TOKYO, Jun 28 (Reuters) Former Japanese Prime Minister Kiichi Miyazawa, whose career stretched from Japan's defeat in World War Two through the 1990s' ''lost decade'' of economic stagnation, died today at the age of 87, his office said.

A finance expert at ease on the world stage and a diplomatic dove keen on better ties with Asia, Miyazawa first served as finance minister from 1986 to 1988, when low interest rates fueled soaring stock and land prices.

He was forced to resign from the post over a shares-for-favours scandal that ensnared his party -- only to return as prime minister three years later.

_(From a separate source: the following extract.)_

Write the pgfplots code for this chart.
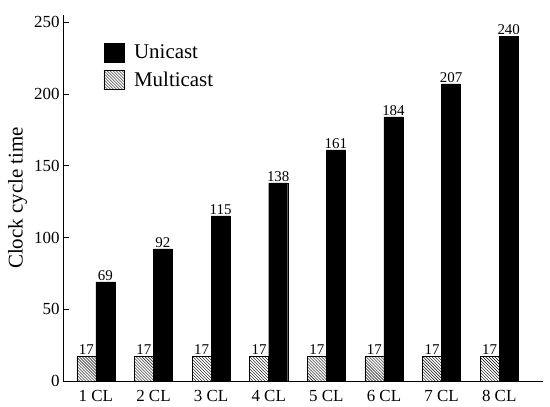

For some, Miyazawa's most enduring image was captured in 1992 when he cradled the head of U S President George Bush in his lap after Bush collapsed with the flu at a state banquet in Tokyo.

Miyazawa's tenure in Japan's top job was cut short in 1993 when ruling party rebels backed a no-confidence motion.

That sparked an election in which scandal-weary voters ousted the Liberal Democratic Party briefly for the only time in their five-decade reign.

Five years later, Miyazawa -- then a sprightly 78 -- was drafted for a rare second term as finance minister in an effort to avert a banking crisis in the world's second-biggest economy.

Miyazawa, who retired from parliament in 2003, was also a longtime advocate of better ties with Asian countries whose memories of Japan's wartime aggression and atrocities persist six decades after the war's end.